Does being outgoing with friends mean I’m actually an ambivert?

Not necessarily. Ambiversion describes people who draw energy from a wide range of social contexts, not just highly specific ones. If you’re animated with close friends but still need significant alone time to recover after social events, even enjoyable ones, that pattern points toward introversion rather than ambiversion. The key question isn’t how you behave during social time but how you feel afterward and what you need to restore your energy.

Is it normal for introverts to feel more energized by some social situations than others?

Completely normal. Introversion isn’t a flat experience of all social interaction being draining. The quality, depth, and safety of a social context significantly affects how much energy it requires. One-on-one conversations with close friends tend to be far less depleting, and sometimes genuinely energizing, compared to large group gatherings with people you don’t know well. Many introverts report that their most meaningful social experiences leave them feeling more alive, not less.

Why do I feel like a different person around my friends compared to work or new social settings?

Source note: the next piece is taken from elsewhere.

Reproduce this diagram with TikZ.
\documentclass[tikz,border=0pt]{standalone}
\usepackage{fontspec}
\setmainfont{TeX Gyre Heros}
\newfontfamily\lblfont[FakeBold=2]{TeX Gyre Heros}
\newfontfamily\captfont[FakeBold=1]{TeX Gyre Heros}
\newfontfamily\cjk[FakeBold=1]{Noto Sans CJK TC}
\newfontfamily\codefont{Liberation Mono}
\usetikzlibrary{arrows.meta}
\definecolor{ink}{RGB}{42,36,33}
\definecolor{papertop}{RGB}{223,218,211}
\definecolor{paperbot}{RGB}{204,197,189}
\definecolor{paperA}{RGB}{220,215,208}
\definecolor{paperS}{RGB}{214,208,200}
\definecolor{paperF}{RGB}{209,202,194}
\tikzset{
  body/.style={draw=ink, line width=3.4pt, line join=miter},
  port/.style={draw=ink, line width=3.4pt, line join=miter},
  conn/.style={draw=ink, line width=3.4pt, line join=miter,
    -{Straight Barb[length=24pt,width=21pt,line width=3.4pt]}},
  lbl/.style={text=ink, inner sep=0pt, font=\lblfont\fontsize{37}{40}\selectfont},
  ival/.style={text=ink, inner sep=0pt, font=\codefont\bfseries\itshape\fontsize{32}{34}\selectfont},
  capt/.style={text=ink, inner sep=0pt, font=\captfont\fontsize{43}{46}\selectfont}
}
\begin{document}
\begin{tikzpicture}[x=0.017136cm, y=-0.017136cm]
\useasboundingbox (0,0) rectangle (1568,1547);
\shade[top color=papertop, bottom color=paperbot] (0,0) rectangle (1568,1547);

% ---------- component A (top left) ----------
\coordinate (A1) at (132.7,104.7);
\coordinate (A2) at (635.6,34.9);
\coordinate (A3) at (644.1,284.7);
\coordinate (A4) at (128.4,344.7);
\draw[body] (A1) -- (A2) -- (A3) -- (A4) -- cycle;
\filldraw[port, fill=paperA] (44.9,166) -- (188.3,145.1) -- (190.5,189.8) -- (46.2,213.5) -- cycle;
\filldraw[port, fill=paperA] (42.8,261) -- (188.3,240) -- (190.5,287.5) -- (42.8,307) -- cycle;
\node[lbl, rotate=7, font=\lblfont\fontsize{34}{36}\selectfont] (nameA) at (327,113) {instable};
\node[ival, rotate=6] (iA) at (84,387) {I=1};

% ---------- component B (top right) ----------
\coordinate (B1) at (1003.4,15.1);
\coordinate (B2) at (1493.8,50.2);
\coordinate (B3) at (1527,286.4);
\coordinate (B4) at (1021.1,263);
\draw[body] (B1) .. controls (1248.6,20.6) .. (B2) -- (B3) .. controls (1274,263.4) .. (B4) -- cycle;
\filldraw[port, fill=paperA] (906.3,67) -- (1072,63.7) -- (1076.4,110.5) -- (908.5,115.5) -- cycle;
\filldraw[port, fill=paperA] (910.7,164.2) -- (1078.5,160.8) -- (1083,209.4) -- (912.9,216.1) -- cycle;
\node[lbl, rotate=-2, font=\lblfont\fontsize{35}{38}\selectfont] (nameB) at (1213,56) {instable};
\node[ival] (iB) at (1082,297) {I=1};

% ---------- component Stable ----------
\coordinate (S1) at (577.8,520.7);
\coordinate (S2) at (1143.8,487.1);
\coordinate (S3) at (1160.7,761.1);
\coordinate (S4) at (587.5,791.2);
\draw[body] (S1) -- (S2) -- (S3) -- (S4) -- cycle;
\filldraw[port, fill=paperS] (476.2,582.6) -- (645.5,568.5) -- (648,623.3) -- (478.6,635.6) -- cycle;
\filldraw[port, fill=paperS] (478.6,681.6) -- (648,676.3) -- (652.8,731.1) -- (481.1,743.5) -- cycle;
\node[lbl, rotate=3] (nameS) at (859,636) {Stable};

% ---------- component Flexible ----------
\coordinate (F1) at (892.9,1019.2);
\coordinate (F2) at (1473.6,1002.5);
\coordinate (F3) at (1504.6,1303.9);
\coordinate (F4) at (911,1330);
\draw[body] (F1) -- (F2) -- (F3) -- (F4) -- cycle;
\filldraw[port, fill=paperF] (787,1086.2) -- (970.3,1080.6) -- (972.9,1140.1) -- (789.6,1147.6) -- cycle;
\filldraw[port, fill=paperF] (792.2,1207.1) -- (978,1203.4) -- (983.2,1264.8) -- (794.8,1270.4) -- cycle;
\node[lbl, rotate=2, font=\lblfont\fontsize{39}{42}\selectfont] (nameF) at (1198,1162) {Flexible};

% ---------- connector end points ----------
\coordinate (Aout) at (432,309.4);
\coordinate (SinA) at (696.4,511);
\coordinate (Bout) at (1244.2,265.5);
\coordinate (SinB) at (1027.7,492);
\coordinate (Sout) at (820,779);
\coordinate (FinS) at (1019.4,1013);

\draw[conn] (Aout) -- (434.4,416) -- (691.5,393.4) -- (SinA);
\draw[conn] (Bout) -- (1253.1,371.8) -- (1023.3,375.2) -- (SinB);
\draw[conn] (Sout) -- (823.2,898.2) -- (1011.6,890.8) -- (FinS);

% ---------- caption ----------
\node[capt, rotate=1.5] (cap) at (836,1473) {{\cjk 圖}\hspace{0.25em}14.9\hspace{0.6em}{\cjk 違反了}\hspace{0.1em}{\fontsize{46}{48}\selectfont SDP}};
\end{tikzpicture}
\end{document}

In professional or unfamiliar social settings, introverts typically run a background process of self-monitoring: choosing words carefully, reading the room, managing how they’re coming across. That process uses real cognitive and emotional resources. With close friends, that process largely shuts off because the safety is established. What you experience as “being a different person” is more accurately the absence of that monitoring layer, which allows your natural expressiveness to come through without the usual filters.

How can I build more friendships where I feel comfortable enough to be this version of myself?

The safety that allows this kind of ease is built through repeated experiences of being known and accepted over time. It can’t be forced, but it can be cultivated by investing in connections that show early signs of depth, people who ask real questions, listen carefully, and don’t require you to perform. Being selective about where you put your social energy, rather than spreading it thinly across many casual connections, tends to produce the kinds of friendships where this version of you gets to exist more often.